08 fev 2023 Fonte: Plataforma Portuguesa das ONGD Temas: Sociedade Civil

Artigo por: Filipe Pinto e Vanessa Marcos Coordenadores do projeto “Transparência nas Organizações de Economia Social portuguesas” ATES - Área Transversal de Economia Social, Universidade Católica Portuguesa | Porto
Com o crescente papel de provisão social e de influência do setor das Organizações de Economia Social (OES) e, nesta esfera de atividade, das que se caracterizam por serem Organizações Não Governamentais para o Desenvolvimento (ONGD), a transparência e a accountability tornaram-se questões de interesse e preocupação nos últimos anos. Se a transparência se pode traduzir pela combinação da abertura, no que respeita às decisões e atividades que afetam a sociedade, a economia e o ambiente, com a vontade de comunicar essas decisões de maneira clara, oportuna, honesta, contínua e completa, podemos afirmar que a accountability (ou prestação de contas no sentido mais amplo da expressão) é a capacidade de responder por essas decisões perante diferentes partes interessadas. Trata-se de promover uma aprendizagem crítica e constante, facilitadora de práticas gestionárias eficientes e com potencial para uma ação transformadora.

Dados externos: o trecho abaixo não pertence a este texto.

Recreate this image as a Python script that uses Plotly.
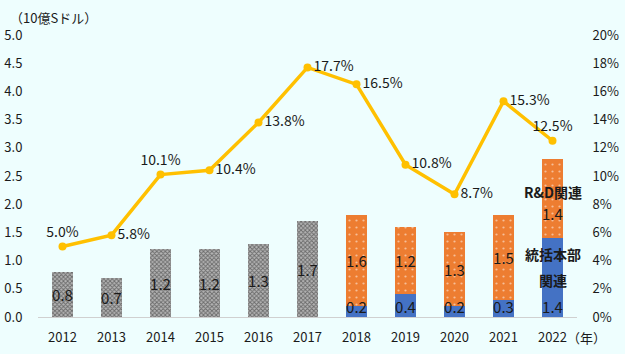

As ONGD são, assim, accountables perante várias partes interessadas, com a tendência crescente de alargar a capacidade de prestar contas a todas as pessoas afetadas pela organização. Em termos gerais, fazem-na através de diversos meios, onde se incluem as autoavaliações, as avaliações externas, as auditorias, a publicação de relatórios e outras declarações, os processos de participação e os mecanismos de autorregulação (Ebrahim, 2003). É nesta última categoria que se enquadra o Código de Conduta da Plataforma Portuguesa das ONGD, enquanto iniciativa voluntária de accountability, e que se materializa num documento orientador da visão e da ação das associadas da Plataforma Portuguesa das ONGD. Os benefícios de tornar o Código de Conduta uma ferramenta viva e útil são muitos:
- Ao encetar, de forma comprometida, participativa e conjunta, um processo de problematização e de (des)construção dos seus desafios e potencialidades, o Código de Conduta contribui largamente para que as ONGD criem uma identidade comum (reconhecendo a diversidade organizacional existente no setor), reforçando a pertença dos seus membros e possibilitando o fortalecimento interno do setor;
- Ao estabelecer um conjunto explícito de valores e de princípios de atuação, bem como de orientações rigorosas de processos gestionários, o Código de Conduta pode contribuir para fortalecer uma cultura organizacional e promover um desempenho eficaz e, no global, acolher a aprendizagem organizacional como uma ação em permanência;
- Ao contribuir para aumentar a credibilidade das ONGD, salvaguardando a confiança e o empenho das suas partes interessadas relativamente à legitimidade das suas operações. Casos isolados de comportamentos problemáticos de uma única ONGD são suscetíveis de denegrir a reputação de todo o setor e descredibilizar a pertinência da sua ação;
- Ao proporcionar a clarificação de práticas gestionárias mais transparentes, as organizações podem melhorar a sua capacidade de enfrentarem as críticas emergentes relacionadas com comportamentos pouco claros ou pouco democráticos nos processos de tomada de decisão.
Nesta linha de pensamento, e sem a pretensão de esgotar o debate em torno das lógicas de funcionamento das ONGD, a importância de uma prática de prestação de contas transparente alimenta diversos discursos e espaços de debate. A literatura sobre o assunto é muito escassa, principalmente em português, e no que diz respeito ao setor da Economia Social em geral e em Portugal. Neste sentido, e como resultado de um exercício constante de problematização e debate crítico sobre transparência e accountability, construímos, colaborativamente, no âmbito do Projeto “Transparência nas Organizações de Economia Social portuguesas”, promovido pela ATES – Área Transversal de Economia Social da Universidade Católica Portuguesa do Porto, um Mecanismo de Prestação de Contas Transparente. De caráter exploratório, direcionado a todas as OES portuguesas, e com o intuito de possibilitar um autodiagnóstico organizacional sobre as temáticas em questão, é um instrumento de preenchimento simples e online, que assume a inexistência de determinada ferramenta, processo ou procedimento como uma oportunidade de aprendizagem organizacional, instigadora de práticas organizacionais melhoradas.
Mecanismos de autorregulação, como o Mecanismo referido e o Código de Conduta da Plataforma Portuguesa das ONGD , procuram, assim, romper com a abordagem de natureza punitiva que, genericamente, envolve e se associa à prestação de contas, promovendo um sentido de compromisso, de responsabilidade e de aprendizagem contínua e coletiva.